**Problem details:** Transcribe the listing in full, excluding any pictures.

**Given data:**
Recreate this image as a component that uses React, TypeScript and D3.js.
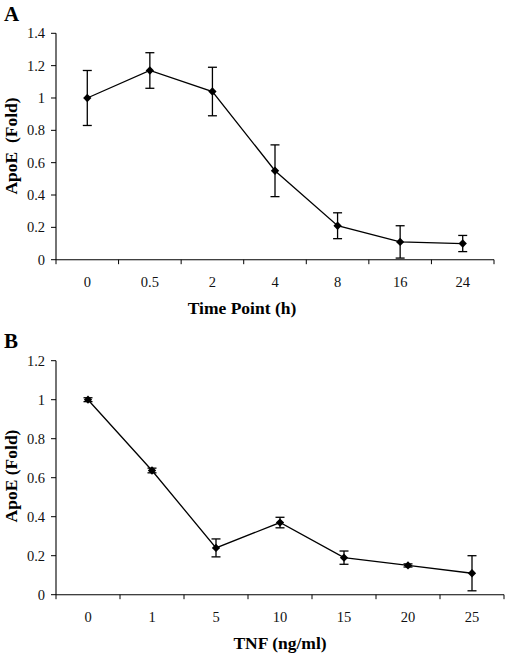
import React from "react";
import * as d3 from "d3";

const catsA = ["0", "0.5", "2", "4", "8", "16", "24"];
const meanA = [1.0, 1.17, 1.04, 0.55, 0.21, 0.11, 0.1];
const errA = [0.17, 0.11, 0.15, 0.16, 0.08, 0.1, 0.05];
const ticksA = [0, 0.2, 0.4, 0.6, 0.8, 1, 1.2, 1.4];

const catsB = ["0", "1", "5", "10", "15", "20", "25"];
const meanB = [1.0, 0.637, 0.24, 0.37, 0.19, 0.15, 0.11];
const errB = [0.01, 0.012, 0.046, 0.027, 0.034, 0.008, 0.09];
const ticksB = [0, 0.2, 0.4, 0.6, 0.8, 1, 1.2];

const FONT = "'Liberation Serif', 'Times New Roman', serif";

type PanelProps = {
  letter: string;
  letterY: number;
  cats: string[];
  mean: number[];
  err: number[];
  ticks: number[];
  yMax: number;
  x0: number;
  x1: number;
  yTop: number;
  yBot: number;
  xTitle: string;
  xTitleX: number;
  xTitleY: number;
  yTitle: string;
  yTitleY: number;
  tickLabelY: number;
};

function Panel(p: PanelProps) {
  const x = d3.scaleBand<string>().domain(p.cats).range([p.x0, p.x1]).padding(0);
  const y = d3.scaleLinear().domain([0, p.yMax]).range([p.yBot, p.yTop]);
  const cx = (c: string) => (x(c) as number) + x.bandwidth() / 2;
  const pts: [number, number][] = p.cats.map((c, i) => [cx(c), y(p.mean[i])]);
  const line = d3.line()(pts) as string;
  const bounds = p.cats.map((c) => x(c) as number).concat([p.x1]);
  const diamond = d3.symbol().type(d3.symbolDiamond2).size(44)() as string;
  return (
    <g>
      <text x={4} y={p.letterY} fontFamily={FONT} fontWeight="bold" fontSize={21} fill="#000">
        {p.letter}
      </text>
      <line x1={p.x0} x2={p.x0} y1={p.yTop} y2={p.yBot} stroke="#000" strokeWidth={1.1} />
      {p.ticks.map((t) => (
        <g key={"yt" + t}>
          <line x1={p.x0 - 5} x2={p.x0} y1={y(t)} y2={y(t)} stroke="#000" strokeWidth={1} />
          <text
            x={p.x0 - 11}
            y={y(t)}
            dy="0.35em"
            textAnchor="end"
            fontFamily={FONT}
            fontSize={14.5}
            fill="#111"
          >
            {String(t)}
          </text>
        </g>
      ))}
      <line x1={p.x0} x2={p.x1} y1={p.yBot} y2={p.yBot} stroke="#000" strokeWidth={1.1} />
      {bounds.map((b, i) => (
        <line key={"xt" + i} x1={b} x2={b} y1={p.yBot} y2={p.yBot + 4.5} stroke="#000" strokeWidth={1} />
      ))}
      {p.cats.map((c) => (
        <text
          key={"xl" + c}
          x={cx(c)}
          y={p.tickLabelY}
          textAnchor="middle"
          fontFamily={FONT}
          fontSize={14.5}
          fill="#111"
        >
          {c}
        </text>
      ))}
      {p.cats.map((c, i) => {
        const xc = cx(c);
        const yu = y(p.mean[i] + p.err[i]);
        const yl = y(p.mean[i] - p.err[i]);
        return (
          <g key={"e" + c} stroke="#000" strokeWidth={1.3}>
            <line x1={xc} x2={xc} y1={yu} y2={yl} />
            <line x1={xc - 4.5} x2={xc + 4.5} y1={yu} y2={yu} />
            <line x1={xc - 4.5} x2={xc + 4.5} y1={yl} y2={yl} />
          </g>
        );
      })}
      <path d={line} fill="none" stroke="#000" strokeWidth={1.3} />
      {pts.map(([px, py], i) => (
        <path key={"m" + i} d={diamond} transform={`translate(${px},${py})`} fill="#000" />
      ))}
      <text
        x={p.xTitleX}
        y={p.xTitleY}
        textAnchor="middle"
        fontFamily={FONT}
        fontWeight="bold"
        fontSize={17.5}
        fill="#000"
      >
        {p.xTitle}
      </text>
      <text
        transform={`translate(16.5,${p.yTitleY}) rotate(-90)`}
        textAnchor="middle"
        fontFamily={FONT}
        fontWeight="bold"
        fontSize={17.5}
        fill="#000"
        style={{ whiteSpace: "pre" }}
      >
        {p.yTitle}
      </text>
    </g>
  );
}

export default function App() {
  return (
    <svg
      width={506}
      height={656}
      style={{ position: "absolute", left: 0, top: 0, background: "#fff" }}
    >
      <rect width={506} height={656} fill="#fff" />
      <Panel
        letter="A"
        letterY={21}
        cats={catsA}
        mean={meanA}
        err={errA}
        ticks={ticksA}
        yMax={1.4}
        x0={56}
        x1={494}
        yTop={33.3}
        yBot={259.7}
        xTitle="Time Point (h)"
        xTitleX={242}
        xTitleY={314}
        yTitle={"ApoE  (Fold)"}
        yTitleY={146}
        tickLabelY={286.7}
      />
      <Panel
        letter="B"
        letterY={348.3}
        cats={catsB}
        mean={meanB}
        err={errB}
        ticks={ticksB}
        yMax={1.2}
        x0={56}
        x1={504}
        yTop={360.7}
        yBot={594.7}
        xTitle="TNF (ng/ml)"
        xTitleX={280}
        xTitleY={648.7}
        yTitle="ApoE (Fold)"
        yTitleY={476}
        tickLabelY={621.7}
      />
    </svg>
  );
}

**The completed task:**
Recreate this image as a component that uses React, TypeScript and D3.js.
import React from "react";
import * as d3 from "d3";

const catsA = ["0", "0.5", "2", "4", "8", "16", "24"];
const meanA = [1.0, 1.17, 1.04, 0.55, 0.21, 0.11, 0.1];
const errA = [0.17, 0.11, 0.15, 0.16, 0.08, 0.1, 0.05];
const ticksA = [0, 0.2, 0.4, 0.6, 0.8, 1, 1.2, 1.4];

const catsB = ["0", "1", "5", "10", "15", "20", "25"];
const meanB = [1.0, 0.637, 0.24, 0.37, 0.19, 0.15, 0.11];
const errB = [0.01, 0.012, 0.046, 0.027, 0.034, 0.008, 0.09];
const ticksB = [0, 0.2, 0.4, 0.6, 0.8, 1, 1.2];

const FONT = "'Liberation Serif', 'Times New Roman', serif";

type PanelProps = {
  letter: string;
  letterY: number;
  cats: string[];
  mean: number[];
  err: number[];
  ticks: number[];
  yMax: number;
  x0: number;
  x1: number;
  yTop: number;
  yBot: number;
  xTitle: string;
  xTitleX: number;
  xTitleY: number;
  yTitle: string;
  yTitleY: number;
  tickLabelY: number;
};

function Panel(p: PanelProps) {
  const x = d3.scaleBand<string>().domain(p.cats).range([p.x0, p.x1]).padding(0);
  const y = d3.scaleLinear().domain([0, p.yMax]).range([p.yBot, p.yTop]);
  const cx = (c: string) => (x(c) as number) + x.bandwidth() / 2;
  const pts: [number, number][] = p.cats.map((c, i) => [cx(c), y(p.mean[i])]);
  const line = d3.line()(pts) as string;
  const bounds = p.cats.map((c) => x(c) as number).concat([p.x1]);
  const diamond = d3.symbol().type(d3.symbolDiamond2).size(44)() as string;
  return (
    <g>
      <text x={4} y={p.letterY} fontFamily={FONT} fontWeight="bold" fontSize={21} fill="#000">
        {p.letter}
      </text>
      <line x1={p.x0} x2={p.x0} y1={p.yTop} y2={p.yBot} stroke="#000" strokeWidth={1.1} />
      {p.ticks.map((t) => (
        <g key={"yt" + t}>
          <line x1={p.x0 - 5} x2={p.x0} y1={y(t)} y2={y(t)} stroke="#000" strokeWidth={1} />
          <text
            x={p.x0 - 11}
            y={y(t)}
            dy="0.35em"
            textAnchor="end"
            fontFamily={FONT}
            fontSize={14.5}
            fill="#111"
          >
            {String(t)}
          </text>
        </g>
      ))}
      <line x1={p.x0} x2={p.x1} y1={p.yBot} y2={p.yBot} stroke="#000" strokeWidth={1.1} />
      {bounds.map((b, i) => (
        <line key={"xt" + i} x1={b} x2={b} y1={p.yBot} y2={p.yBot + 4.5} stroke="#000" strokeWidth={1} />
      ))}
      {p.cats.map((c) => (
        <text
          key={"xl" + c}
          x={cx(c)}
          y={p.tickLabelY}
          textAnchor="middle"
          fontFamily={FONT}
          fontSize={14.5}
          fill="#111"
        >
          {c}
        </text>
      ))}
      {p.cats.map((c, i) => {
        const xc = cx(c);
        const yu = y(p.mean[i] + p.err[i]);
        const yl = y(p.mean[i] - p.err[i]);
        return (
          <g key={"e" + c} stroke="#000" strokeWidth={1.3}>
            <line x1={xc} x2={xc} y1={yu} y2={yl} />
            <line x1={xc - 4.5} x2={xc + 4.5} y1={yu} y2={yu} />
            <line x1={xc - 4.5} x2={xc + 4.5} y1={yl} y2={yl} />
          </g>
        );
      })}
      <path d={line} fill="none" stroke="#000" strokeWidth={1.3} />
      {pts.map(([px, py], i) => (
        <path key={"m" + i} d={diamond} transform={`translate(${px},${py})`} fill="#000" />
      ))}
      <text
        x={p.xTitleX}
        y={p.xTitleY}
        textAnchor="middle"
        fontFamily={FONT}
        fontWeight="bold"
        fontSize={17.5}
        fill="#000"
      >
        {p.xTitle}
      </text>
      <text
        transform={`translate(16.5,${p.yTitleY}) rotate(-90)`}
        textAnchor="middle"
        fontFamily={FONT}
        fontWeight="bold"
        fontSize={17.5}
        fill="#000"
        style={{ whiteSpace: "pre" }}
      >
        {p.yTitle}
      </text>
    </g>
  );
}

export default function App() {
  return (
    <svg
      width={506}
      height={656}
      style={{ position: "absolute", left: 0, top: 0, background: "#fff" }}
    >
      <rect width={506} height={656} fill="#fff" />
      <Panel
        letter="A"
        letterY={21}
        cats={catsA}
        mean={meanA}
        err={errA}
        ticks={ticksA}
        yMax={1.4}
        x0={56}
        x1={494}
        yTop={33.3}
        yBot={259.7}
        xTitle="Time Point (h)"
        xTitleX={242}
        xTitleY={314}
        yTitle={"ApoE  (Fold)"}
        yTitleY={146}
        tickLabelY={286.7}
      />
      <Panel
        letter="B"
        letterY={348.3}
        cats={catsB}
        mean={meanB}
        err={errB}
        ticks={ticksB}
        yMax={1.2}
        x0={56}
        x1={504}
        yTop={360.7}
        yBot={594.7}
        xTitle="TNF (ng/ml)"
        xTitleX={280}
        xTitleY={648.7}
        yTitle="ApoE (Fold)"
        yTitleY={476}
        tickLabelY={621.7}
      />
    </svg>
  );
}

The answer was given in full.